As you read both the quotes and the commentaries, you will no doubt recognize both the behaviors and character of many of the people you have known in your life. Most likely, you will be able to put names and faces to many of the characterizations which are portrayed in this book. The reason for this is that there are actually human characteristics which transcend both time and cultures. People are people, and there will always be honorable people and dishonorable people. You need to understand how to deal with all kinds of people.
While it is true that you learn to deal with people by actually doing so, you can also learn from the wisdom and mistakes of others. There is no reason to reinvent the wheel. Heed the admonitions of those men who felt strongly enough to write their experience down for you. Use their valuable lessons to avoid costly mistakes. While you should personally strive to live a life of character, honor and integrity, be aware that the majority of people you meet will not live by the same ideals.
I also want to stress that some of the wisdom which Defensive Living contains is not necessarily wisdom that the honorable man seeks to incorporate into his life. For that type of wisdom, you will want to read the Warrior Wisdom Series. There are some morsels of wisdom contained within this book that were included specifically for the purpose of explaining how things are, not how they should be. Please be aware that I am not suggesting that you incorporate all of these observations in your life, but merely making you aware of how things truly are in today’s world.

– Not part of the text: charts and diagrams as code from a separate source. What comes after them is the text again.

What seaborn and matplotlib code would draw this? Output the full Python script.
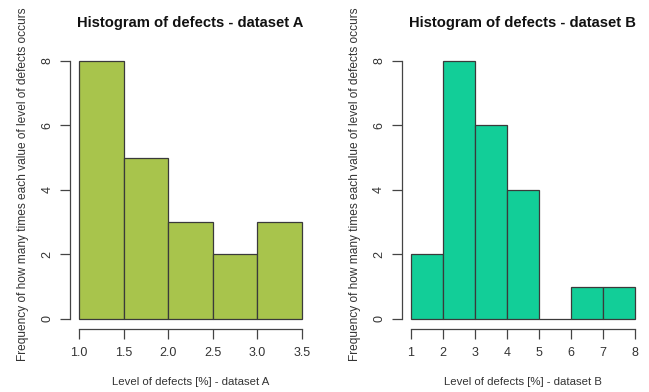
import numpy as np
import pandas as pd
import matplotlib
matplotlib.use("Agg")
import matplotlib.pyplot as plt
import seaborn as sns

# Data
edges_a = [1.0, 1.5, 2.0, 2.5, 3.0, 3.5]
counts_a = [8, 5, 3, 2, 3]
edges_b = [1, 2, 3, 4, 5, 6, 7, 8]
counts_b = [2, 8, 6, 4, 0, 1, 1]
xticks_a = [1.0, 1.5, 2.0, 2.5, 3.0, 3.5]
xtick_labels_a = ["1.0", "1.5", "2.0", "2.5", "3.0", "3.5"]
xticks_b = [1, 2, 3, 4, 5, 6, 7, 8]
yticks = [0, 2, 4, 6, 8]
title_a = "Histogram of defects - dataset A"
title_b = "Histogram of defects - dataset B"
xlabel_a = "Level of defects [%] - dataset A"
xlabel_b = "Level of defects [%] - dataset B"
ylabel = "Frequency of how many times each value of level of defects occurs"
color_a = "#a8c44c"
color_b = "#12ce98"

sns.set_style("white")
plt.rcParams["font.family"] = ["Liberation Sans", "DejaVu Sans"]

fig = plt.figure(figsize=(6.49, 3.92), dpi=100)
ax_a = fig.add_axes([0.108, 0.160, 0.371, 0.711])
ax_b = fig.add_axes([0.619, 0.160, 0.373, 0.711])

textc = "#333333"
edgec = "#3a3a3a"

def draw(ax, edges, counts, color, xticks, xticklabels, title, xlabel):
    centers = [(edges[i] + edges[i + 1]) / 2 for i in range(len(counts))]
    df = pd.DataFrame({"x": centers, "w": counts})
    sns.histplot(data=df, x="x", weights="w", bins=edges, ax=ax,
                 color=color, alpha=1, edgecolor=edgec, linewidth=0.9)
    span = edges[-1] - edges[0]
    ax.set_xlim(edges[0] - 0.04 * span, edges[-1] + 0.04 * span)
    ax.set_ylim(-0.32, 8.32)
    for s in ["top", "right"]:
        ax.spines[s].set_visible(False)
    for s in ["left", "bottom"]:
        ax.spines[s].set_color("#444444")
        ax.spines[s].set_linewidth(0.9)
    ax.spines["left"].set_bounds(0, 8)
    ax.spines["bottom"].set_bounds(xticks[0], xticks[-1])
    ax.set_xticks(xticks)
    ax.set_xticklabels(xticklabels)
    ax.set_yticks(yticks)
    ax.tick_params(axis="both", direction="out", length=7, width=0.9,
                   color="#444444", labelcolor=textc, labelsize=9, left=True, bottom=True)
    for lab in ax.get_yticklabels():
        lab.set_rotation(90)
        lab.set_va("center")
    ax.tick_params(axis="y", pad=5)
    ax.tick_params(axis="x", pad=6)
    ax.set_title(title, fontsize=10.6, fontweight="bold", color="#111111", pad=17)
    ax.set_xlabel(xlabel, fontsize=8.2, color=textc, labelpad=13)
    ax.set_ylabel(ylabel, fontsize=8.6, color=textc, labelpad=9)
    ax.yaxis.label.set_y(0.52)
    ax.grid(False)

draw(ax_a, edges_a, counts_a, color_a, xticks_a, xtick_labels_a, title_a, xlabel_a)
draw(ax_b, edges_b, counts_b, color_b, xticks_b, [str(v) for v in xticks_b], title_b, xlabel_b)

fig.savefig("out.png", dpi=100)
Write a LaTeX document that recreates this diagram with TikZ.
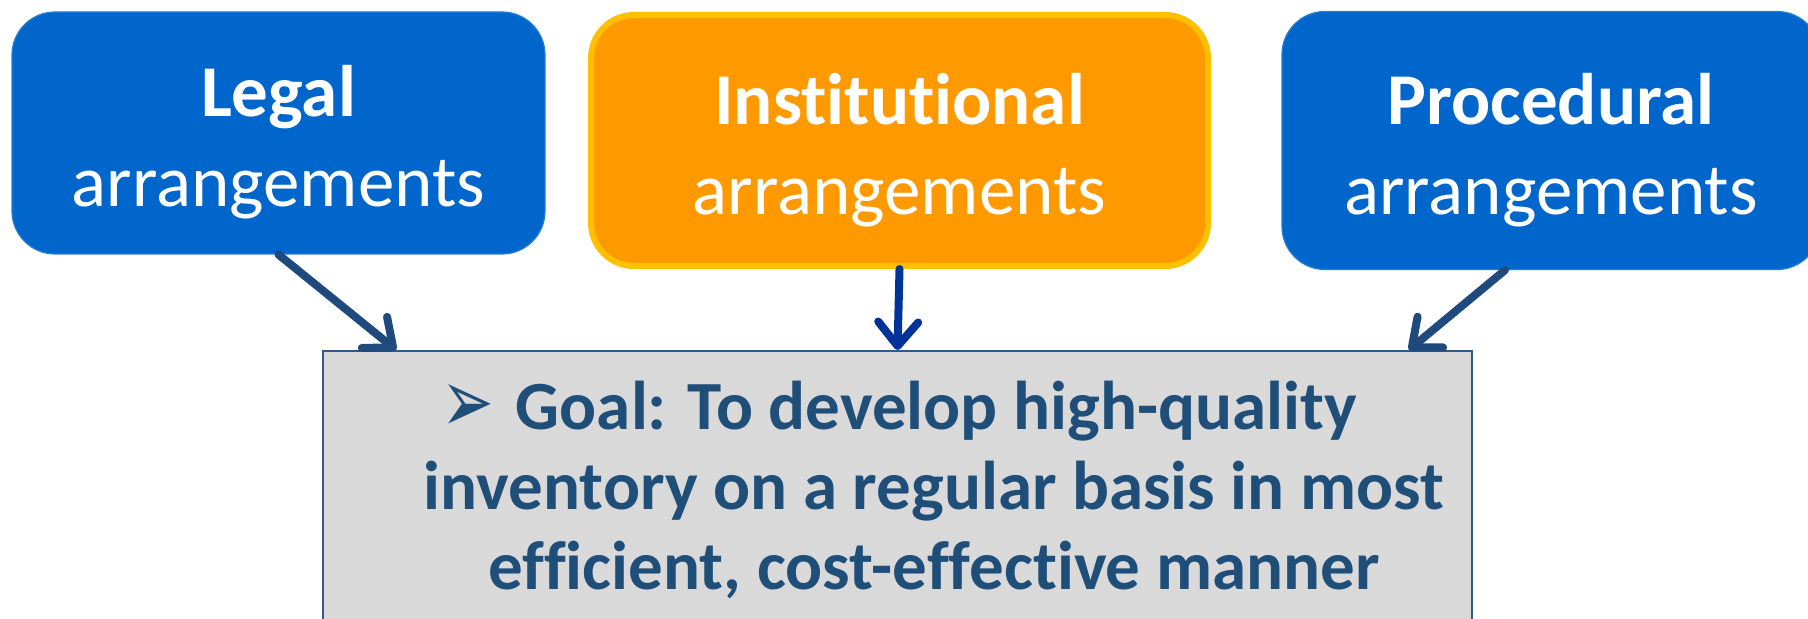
\documentclass[tikz,border=0pt]{standalone}
\usepackage{fontspec}
\setmainfont{Carlito}[Ligatures=NoCommon]
\newfontfamily\dejavu{DejaVu Sans}
\usetikzlibrary{arrows.meta}
\definecolor{boxblue}{HTML}{0066CC}
\definecolor{boxorange}{HTML}{FF9900}
\definecolor{orangeline}{HTML}{FFC000}
\definecolor{goalgray}{HTML}{D9D9D9}
\definecolor{goalblue}{HTML}{1F4E79}
\definecolor{goalborder}{HTML}{2E5A8C}
\definecolor{arrowblue}{HTML}{003399}
\definecolor{arrowslate}{HTML}{1F4A7D}
\newcommand{\boxstrut}{\rule{0pt}{35pt}}
\tikzset{
  arrangement/.style={rounded corners=21.5pt, align=center, text=white, inner sep=0pt,
    font=\fontsize{36.5}{45}\selectfont},
  bluebox/.style={arrangement, fill=boxblue, draw=boxblue!85!white, line width=0.6pt},
  orangebox/.style={arrangement, fill=boxorange, draw=orangeline, line width=3pt},
  link/.style={-{Straight Barb[length=12pt,width=20pt,round,line width=4pt]}, line width=4pt,
    line cap=round, draw=arrowslate},
}
\begin{document}
\begin{tikzpicture}[x=0.5pt,y=-0.5pt]
  \useasboundingbox (0,0) rectangle (1808,619);
  \clip (0,0) rectangle (1808,619);
  \node[bluebox, minimum width=266.5pt, minimum height=121pt] (legal) at (278.5,133)
    {\boxstrut\textbf{Legal}\\arrangements};
  \node[orangebox, minimum width=308.5pt, minimum height=125.5pt] (institutional) at (899.5,140.5)
    {\boxstrut\textbf{Institutional}\\arrangements};
  \node[bluebox, minimum width=269pt, minimum height=129pt] (procedural) at (1551,140.5)
    {\boxstrut\textbf{Procedural}\\arrangements};
  \node[draw=goalborder, fill=goalgray, line width=0.8pt, inner sep=0pt, anchor=north,
    minimum width=574.5pt, minimum height=150pt] (goal) at (897.5,350) {};
  \node[text=goalblue, font=\bfseries\fontsize{34.5}{40}\selectfont, align=center,
    inner sep=0pt, anchor=north] (goaltext) at (899,381)
    {\raisebox{-1.5pt}{\scalebox{1.05}[1.5]{\dejavu\fontsize{30}{40}\selectfont ➢}}\hspace{11pt}Goal: To develop high-quality\\
     \hspace*{35pt}inventory on a regular basis in most\\
     \hspace*{35pt}efficient, cost-effective manner};
  \begin{scope}[link]
    \draw (legal.south) -- ([xshift=37pt]goal.north west);
    \draw[arrowblue] (institutional.south) -- (goal.north);
    \draw ([xshift=-23pt]procedural.south) -- ([xshift=-32pt]goal.north east);
  \end{scope}
\end{tikzpicture}
\end{document}
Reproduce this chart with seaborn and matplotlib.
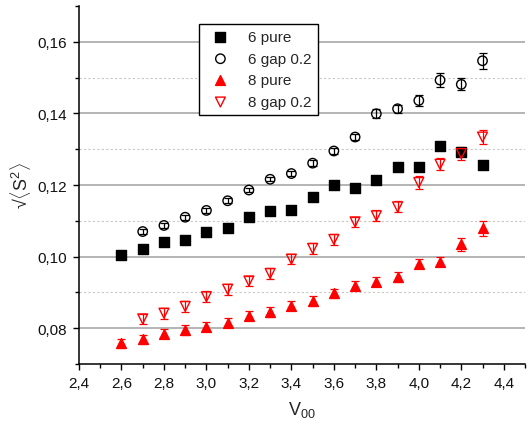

Always strive to develop excellence in your own life, while at the same time allowing for the fact that others may or may not share your values. Those who strive for excellence share the same character traits. Likewise those who do not strive for excellence share similar character traits with each other. As Charles Caleb Colton wrote, “He that studies books alone will know how things ought to be; and he who studies men will know how they are. Defensive Living seeks to disclose how things are, so you can avoid the trap of believing that people will always act as they should. See things as they are, not as they should be.